- [Work to be completed]
Go through the listing and set it down exactly, leaving out its pictures.

☆ ☆ ☆ ☆ ☆ ☆ ☆

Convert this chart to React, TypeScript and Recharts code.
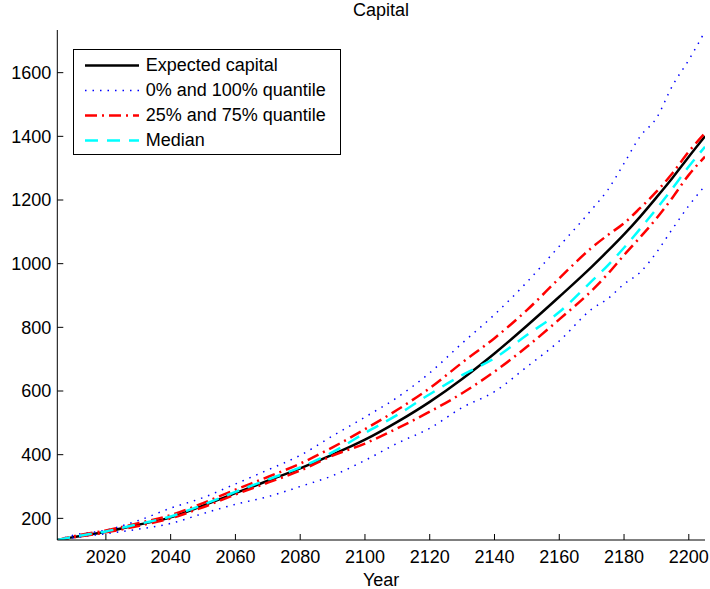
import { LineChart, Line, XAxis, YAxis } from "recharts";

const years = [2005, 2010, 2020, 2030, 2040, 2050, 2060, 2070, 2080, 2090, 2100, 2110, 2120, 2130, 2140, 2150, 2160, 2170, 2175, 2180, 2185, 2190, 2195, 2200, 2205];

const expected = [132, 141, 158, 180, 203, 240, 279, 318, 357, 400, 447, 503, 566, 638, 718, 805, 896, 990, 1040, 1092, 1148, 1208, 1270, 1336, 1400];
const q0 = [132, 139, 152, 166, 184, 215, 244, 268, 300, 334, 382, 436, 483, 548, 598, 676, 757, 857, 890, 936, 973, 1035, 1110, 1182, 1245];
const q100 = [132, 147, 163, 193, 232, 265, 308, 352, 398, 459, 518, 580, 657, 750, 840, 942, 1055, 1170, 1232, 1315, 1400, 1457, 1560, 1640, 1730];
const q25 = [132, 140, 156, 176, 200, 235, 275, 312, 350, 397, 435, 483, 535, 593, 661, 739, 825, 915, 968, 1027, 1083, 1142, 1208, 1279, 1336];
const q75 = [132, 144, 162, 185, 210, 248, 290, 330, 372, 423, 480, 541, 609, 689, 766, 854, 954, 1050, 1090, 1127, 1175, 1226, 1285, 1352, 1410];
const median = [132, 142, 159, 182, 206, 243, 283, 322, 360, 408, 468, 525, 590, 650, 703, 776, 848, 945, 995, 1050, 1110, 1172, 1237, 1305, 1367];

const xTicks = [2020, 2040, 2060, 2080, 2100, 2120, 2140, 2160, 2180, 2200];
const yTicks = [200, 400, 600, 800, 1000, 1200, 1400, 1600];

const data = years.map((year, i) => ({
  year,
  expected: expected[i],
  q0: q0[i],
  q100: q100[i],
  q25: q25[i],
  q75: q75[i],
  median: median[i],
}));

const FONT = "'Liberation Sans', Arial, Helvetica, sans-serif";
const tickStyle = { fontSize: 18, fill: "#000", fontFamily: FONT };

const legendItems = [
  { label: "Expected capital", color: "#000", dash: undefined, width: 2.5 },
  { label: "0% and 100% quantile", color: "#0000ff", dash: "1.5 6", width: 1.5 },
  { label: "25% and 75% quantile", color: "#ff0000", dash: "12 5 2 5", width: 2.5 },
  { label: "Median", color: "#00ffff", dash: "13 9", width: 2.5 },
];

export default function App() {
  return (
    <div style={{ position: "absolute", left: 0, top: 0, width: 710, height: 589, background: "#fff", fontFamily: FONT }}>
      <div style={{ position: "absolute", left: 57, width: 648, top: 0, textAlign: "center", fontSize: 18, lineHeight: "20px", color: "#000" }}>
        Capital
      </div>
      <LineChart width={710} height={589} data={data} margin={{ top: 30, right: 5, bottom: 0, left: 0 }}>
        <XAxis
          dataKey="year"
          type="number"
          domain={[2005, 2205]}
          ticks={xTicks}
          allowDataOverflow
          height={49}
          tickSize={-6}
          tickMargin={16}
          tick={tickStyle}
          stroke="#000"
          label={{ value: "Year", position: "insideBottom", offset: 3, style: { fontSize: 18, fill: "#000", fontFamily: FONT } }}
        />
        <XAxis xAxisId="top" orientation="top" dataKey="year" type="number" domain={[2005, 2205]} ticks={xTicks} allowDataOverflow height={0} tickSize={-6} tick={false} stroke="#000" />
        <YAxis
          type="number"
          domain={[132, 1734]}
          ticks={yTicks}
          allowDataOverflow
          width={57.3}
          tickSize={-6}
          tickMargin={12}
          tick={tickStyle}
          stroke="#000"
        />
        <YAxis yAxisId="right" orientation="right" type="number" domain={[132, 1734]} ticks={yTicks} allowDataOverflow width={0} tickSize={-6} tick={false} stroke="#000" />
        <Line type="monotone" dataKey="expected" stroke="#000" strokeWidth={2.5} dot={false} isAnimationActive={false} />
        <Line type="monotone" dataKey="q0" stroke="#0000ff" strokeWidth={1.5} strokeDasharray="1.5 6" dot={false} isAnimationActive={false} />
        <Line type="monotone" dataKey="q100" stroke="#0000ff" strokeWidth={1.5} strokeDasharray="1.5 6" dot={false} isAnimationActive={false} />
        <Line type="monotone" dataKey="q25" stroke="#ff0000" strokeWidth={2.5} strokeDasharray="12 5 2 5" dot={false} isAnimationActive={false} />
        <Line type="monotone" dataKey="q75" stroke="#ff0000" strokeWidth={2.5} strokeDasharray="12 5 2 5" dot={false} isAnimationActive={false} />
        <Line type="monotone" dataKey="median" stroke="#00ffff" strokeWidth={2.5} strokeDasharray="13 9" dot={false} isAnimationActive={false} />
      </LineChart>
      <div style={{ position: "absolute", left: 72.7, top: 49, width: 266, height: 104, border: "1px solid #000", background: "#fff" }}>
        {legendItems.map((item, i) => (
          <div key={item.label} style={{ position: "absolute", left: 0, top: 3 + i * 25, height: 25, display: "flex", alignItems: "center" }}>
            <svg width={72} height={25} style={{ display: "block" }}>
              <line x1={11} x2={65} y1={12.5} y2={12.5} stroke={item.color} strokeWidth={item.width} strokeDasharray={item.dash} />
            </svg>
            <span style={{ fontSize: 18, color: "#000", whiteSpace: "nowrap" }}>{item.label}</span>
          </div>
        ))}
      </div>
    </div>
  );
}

☆ ☆ ☆ ☆ ☆ ☆ ☆

- [Complete response]
Convert this chart to React, TypeScript and Recharts code.
import { LineChart, Line, XAxis, YAxis } from "recharts";

const years = [2005, 2010, 2020, 2030, 2040, 2050, 2060, 2070, 2080, 2090, 2100, 2110, 2120, 2130, 2140, 2150, 2160, 2170, 2175, 2180, 2185, 2190, 2195, 2200, 2205];

const expected = [132, 141, 158, 180, 203, 240, 279, 318, 357, 400, 447, 503, 566, 638, 718, 805, 896, 990, 1040, 1092, 1148, 1208, 1270, 1336, 1400];
const q0 = [132, 139, 152, 166, 184, 215, 244, 268, 300, 334, 382, 436, 483, 548, 598, 676, 757, 857, 890, 936, 973, 1035, 1110, 1182, 1245];
const q100 = [132, 147, 163, 193, 232, 265, 308, 352, 398, 459, 518, 580, 657, 750, 840, 942, 1055, 1170, 1232, 1315, 1400, 1457, 1560, 1640, 1730];
const q25 = [132, 140, 156, 176, 200, 235, 275, 312, 350, 397, 435, 483, 535, 593, 661, 739, 825, 915, 968, 1027, 1083, 1142, 1208, 1279, 1336];
const q75 = [132, 144, 162, 185, 210, 248, 290, 330, 372, 423, 480, 541, 609, 689, 766, 854, 954, 1050, 1090, 1127, 1175, 1226, 1285, 1352, 1410];
const median = [132, 142, 159, 182, 206, 243, 283, 322, 360, 408, 468, 525, 590, 650, 703, 776, 848, 945, 995, 1050, 1110, 1172, 1237, 1305, 1367];

const xTicks = [2020, 2040, 2060, 2080, 2100, 2120, 2140, 2160, 2180, 2200];
const yTicks = [200, 400, 600, 800, 1000, 1200, 1400, 1600];

const data = years.map((year, i) => ({
  year,
  expected: expected[i],
  q0: q0[i],
  q100: q100[i],
  q25: q25[i],
  q75: q75[i],
  median: median[i],
}));

const FONT = "'Liberation Sans', Arial, Helvetica, sans-serif";
const tickStyle = { fontSize: 18, fill: "#000", fontFamily: FONT };

const legendItems = [
  { label: "Expected capital", color: "#000", dash: undefined, width: 2.5 },
  { label: "0% and 100% quantile", color: "#0000ff", dash: "1.5 6", width: 1.5 },
  { label: "25% and 75% quantile", color: "#ff0000", dash: "12 5 2 5", width: 2.5 },
  { label: "Median", color: "#00ffff", dash: "13 9", width: 2.5 },
];

export default function App() {
  return (
    <div style={{ position: "absolute", left: 0, top: 0, width: 710, height: 589, background: "#fff", fontFamily: FONT }}>
      <div style={{ position: "absolute", left: 57, width: 648, top: 0, textAlign: "center", fontSize: 18, lineHeight: "20px", color: "#000" }}>
        Capital
      </div>
      <LineChart width={710} height={589} data={data} margin={{ top: 30, right: 5, bottom: 0, left: 0 }}>
        <XAxis
          dataKey="year"
          type="number"
          domain={[2005, 2205]}
          ticks={xTicks}
          allowDataOverflow
          height={49}
          tickSize={-6}
          tickMargin={16}
          tick={tickStyle}
          stroke="#000"
          label={{ value: "Year", position: "insideBottom", offset: 3, style: { fontSize: 18, fill: "#000", fontFamily: FONT } }}
        />
        <XAxis xAxisId="top" orientation="top" dataKey="year" type="number" domain={[2005, 2205]} ticks={xTicks} allowDataOverflow height={0} tickSize={-6} tick={false} stroke="#000" />
        <YAxis
          type="number"
          domain={[132, 1734]}
          ticks={yTicks}
          allowDataOverflow
          width={57.3}
          tickSize={-6}
          tickMargin={12}
          tick={tickStyle}
          stroke="#000"
        />
        <YAxis yAxisId="right" orientation="right" type="number" domain={[132, 1734]} ticks={yTicks} allowDataOverflow width={0} tickSize={-6} tick={false} stroke="#000" />
        <Line type="monotone" dataKey="expected" stroke="#000" strokeWidth={2.5} dot={false} isAnimationActive={false} />
        <Line type="monotone" dataKey="q0" stroke="#0000ff" strokeWidth={1.5} strokeDasharray="1.5 6" dot={false} isAnimationActive={false} />
        <Line type="monotone" dataKey="q100" stroke="#0000ff" strokeWidth={1.5} strokeDasharray="1.5 6" dot={false} isAnimationActive={false} />
        <Line type="monotone" dataKey="q25" stroke="#ff0000" strokeWidth={2.5} strokeDasharray="12 5 2 5" dot={false} isAnimationActive={false} />
        <Line type="monotone" dataKey="q75" stroke="#ff0000" strokeWidth={2.5} strokeDasharray="12 5 2 5" dot={false} isAnimationActive={false} />
        <Line type="monotone" dataKey="median" stroke="#00ffff" strokeWidth={2.5} strokeDasharray="13 9" dot={false} isAnimationActive={false} />
      </LineChart>
      <div style={{ position: "absolute", left: 72.7, top: 49, width: 266, height: 104, border: "1px solid #000", background: "#fff" }}>
        {legendItems.map((item, i) => (
          <div key={item.label} style={{ position: "absolute", left: 0, top: 3 + i * 25, height: 25, display: "flex", alignItems: "center" }}>
            <svg width={72} height={25} style={{ display: "block" }}>
              <line x1={11} x2={65} y1={12.5} y2={12.5} stroke={item.color} strokeWidth={item.width} strokeDasharray={item.dash} />
            </svg>
            <span style={{ fontSize: 18, color: "#000", whiteSpace: "nowrap" }}>{item.label}</span>
          </div>
        ))}
      </div>
    </div>
  );
}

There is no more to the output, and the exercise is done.